Die Ärzte in Omsk konnten laut eigener Aussage allerdings "keine Spur" von Gift bei Nawalny finden. "Wir glauben nicht, dass der Patient vergiftet wurde", hob Kalinitschenko hervor. Ihnen zufolge ist "eine Stoffwechselstörung" wahrscheinlicher. Diese könnte möglicherweise durch einen "starken Abfall des Blutzuckerspiegels" verursacht worden sein.

Kreml-Kritiker Nawalny kämpft ums Überleben
Kreml-Kritiker Nawalny kämpft ums Überleben © AP

Chefarzt Alexander Murachowski sagte, die Ärzte hätten einen chemischen Stoff an der Kleidung und der Haut von Nawalny gefunden. Das sei aber ein üblicher chemischer Stoff, der auch bei der Produktion von Plastikbechern eingesetzt werde. "Der wurde nicht im Blut, sondern an Nawalnys Haut und der Kleidung entdeckt", sagte er.

Die Ärztin des russischen Oppositionsführers, Anastassija Wassiljewa, widersprach ihren Kollegen in Omsk. Sie teilte im Kurznachrichtendienst Twitter mit, dass ein niedriger Blutzucker und eine Stoffwechselstörung keine Diagnose, sondern eine Zustandsbeschreibung seien. Nawalnys Blutzucker sei im normalen Bereich gewesen. "Sie verkaufen uns wieder einmal für Idioten: sagen kluge allgemeine Worte, aber können nicht den Grund für das Koma und eine Diagnose erstellen", schrieb sie.
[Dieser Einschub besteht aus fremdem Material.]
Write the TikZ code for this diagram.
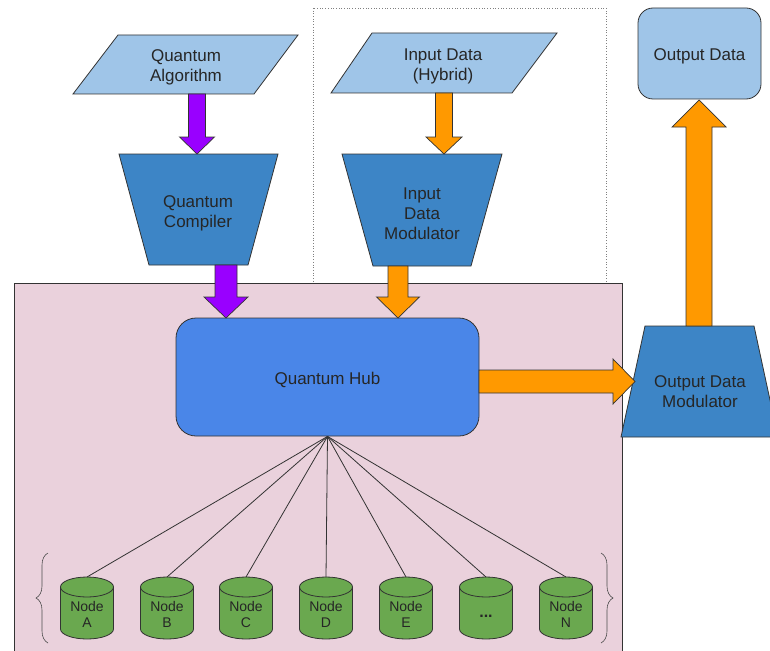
\documentclass[tikz,border=0pt]{standalone}
\usepackage{fontspec}
\setmainfont{Liberation Sans}
\usetikzlibrary{calc,decorations.pathreplacing}
\definecolor{pinkbg}{HTML}{EAD1DC}
\definecolor{lblue}{HTML}{9FC5E8}
\definecolor{tblue}{HTML}{3D85C6}
\definecolor{hblue}{HTML}{4A86E8}
\definecolor{cgreen}{HTML}{6AA84F}
\definecolor{apurple}{HTML}{9900FF}
\definecolor{aorange}{HTML}{FF9900}
\definecolor{edge}{HTML}{333333}
\newcommand\blkarrow[6]{%
  \coordinate (tmpH) at ($(#3)!#6!(#2)$);
  \draw[#1] ($(#2)!#4!90:(#3)$) -- ($(tmpH)!#4!90:(#3)$) -- ($(tmpH)!#5!90:(#3)$) -- (#3)
    -- ($(tmpH)!#5!-90:(#3)$) -- ($(tmpH)!#4!-90:(#3)$) -- ($(#2)!#4!-90:(#3)$) -- cycle;
}
\tikzset{
  shapeline/.style={draw=edge, line width=0.8pt},
  bigtext/.style={align=center, text=black!85, font=\fontsize{17}{20}\selectfont, inner sep=0pt},
  lowered/.style={yshift=-2.5pt},
  cyltext/.style={align=center, text=black!85, font=\fontsize{14}{16.5}\selectfont, inner sep=0pt},
  cylbox/.style={minimum width=53pt, minimum height=62pt, inner sep=0pt, outer sep=0pt},
  purplearrow/.style={fill=apurple, draw=edge, line width=0.7pt, line join=miter},
  orangearrow/.style={fill=aorange, draw=edge, line width=0.7pt, line join=miter},
  spoke/.style={draw=edge, line width=0.8pt},
  bracestyle/.style={draw=black!70, line width=0.6pt, decorate, decoration={brace, amplitude=12pt}}
}
\begin{document}
\begin{tikzpicture}[x=1pt, y=-1pt]
\useasboundingbox (0,0) rectangle (770,650);
% dotted group box and pink hub area
\draw[dotted, draw=black!50, line width=0.7pt] (313,8) rectangle (606,283);
\draw[fill=pinkbg, draw=edge, line width=0.8pt] (14,283) rectangle (622,670);

% Quantum Algorithm (parallelogram)
\path[shapeline, fill=lblue] (118,35) -- (298,35) -- (254,94) -- (73,94) -- cycle;
\node[bigtext, lowered] (qa) at (186,65) {Quantum\\Algorithm};
% Quantum Compiler (trapezoid)
\path[shapeline, fill=tblue] (119,154) -- (278,154) -- (248,265) -- (149,265) -- cycle;
\node[bigtext, lowered] (qc) at (198,211) {Quantum\\Compiler};
% Input Data (parallelogram)
\path[shapeline, fill=lblue] (372,33) -- (557,33) -- (512,93) -- (331,93) -- cycle;
\node[bigtext, lowered] (id) at (443,64) {Input Data\\(Hybrid)};
% Input Data Modulator
\path[shapeline, fill=tblue] (342,154) -- (502,154) -- (471,266) -- (373,266) -- cycle;
\node[bigtext, lowered] (idm) at (422,211) {Input\\Data\\Modulator};
% Output Data
\node[shapeline, fill=lblue, rounded corners=15pt, minimum width=123pt, minimum height=91pt, bigtext] (od) at (699.5,53.5) {};
\node[bigtext, lowered] (odt) at (od.center) {Output Data};
% Output Data Modulator
\path[shapeline, fill=tblue] (645,326) -- (754,326) -- (778,437) -- (621,437) -- cycle;
% Quantum Hub
\node[shapeline, fill=hblue, rounded corners=20pt, minimum width=303pt, minimum height=118pt, bigtext] (hub) at (327.5,377) {};
\node[bigtext, lowered] (hubt) at (hub.center) {Quantum Hub};

% connection points
\coordinate (qaS) at (197,94);
\coordinate (qcN) at (197,154);
\coordinate (qcS) at (226,265);
\coordinate (hubP) at (226,318);
\coordinate (idS) at (444,93);
\coordinate (idmN) at (444,154);
\coordinate (idmS) at (398,266);
\coordinate (hubO) at (398,318);
\coordinate (hubE) at (479,381.5);
\coordinate (odmW) at (635,381.5);
\coordinate (odmN) at (699,326);
\coordinate (odS) at (699,100);

% block arrows
\blkarrow{purplearrow}{qaS}{qcN}{8.5pt}{17.5pt}{17pt}
\blkarrow{purplearrow}{qcS}{hubP}{11pt}{22pt}{21pt}
\blkarrow{orangearrow}{idS}{idmN}{8.5pt}{18pt}{17pt}
\blkarrow{orangearrow}{idmS}{hubO}{10pt}{21.5pt}{21pt}
\blkarrow{orangearrow}{hubE}{odmW}{11.5pt}{22.5pt}{22pt}
\blkarrow{orangearrow}{odmN}{odS}{13pt}{27pt}{27pt}

\node[bigtext, lowered] (odm) at (700,389) {Output Data\\Modulator};

% storage nodes (cylinders)
\foreach \n/\x in {A/87,B/167,C/246,D/326,E/406,X/486,N/566}{
  \node[cylbox] (n\n) at (\x,608) {};
  \path[shapeline, fill=cgreen] ([yshift=-10pt]n\n.north west) -- ([yshift=10pt]n\n.south west)
    arc[start angle=180, end angle=360, x radius=26.5pt, y radius=10pt]
    -- ([yshift=-10pt]n\n.north east)
    arc[start angle=0, end angle=180, x radius=26.5pt, y radius=10pt] -- cycle;
  \draw[shapeline] ([yshift=-10pt]n\n.north west) arc[start angle=180, end angle=360, x radius=26.5pt, y radius=10pt];
  \draw[spoke] (hub.south) -- (n\n.north);
}
\foreach \n/\t in {A/A,B/B,C/C,D/D,E/E,N/N}{
  \node[cyltext] at ([yshift=-6.5pt]n\n.center) {Node\\\t};
}
\node[cyltext, font=\fontsize{16}{18}\selectfont\bfseries] at ([yshift=-8pt]nX.center) {...};

% braces
\draw[bracestyle] (48,643) -- (48,553);
\draw[bracestyle] (601,553) -- (601,643);
\end{tikzpicture}
\end{document}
Nawalny hat eine Stiftung gegründet, die immer wieder Fälle von Korruption und den dekadenten Lebensstil von Mitgliedern der russischen Elite aufdeckt. Zuletzt befand er sich auf Wahlkampftour im Land, um den Sieg regierungsnaher Kandidaten bei Regionalwahlen im September zu verhindern. Er wurde schon mehrfach festgenommen, mehrfach gab es auch körperliche Attacken gegen ihn.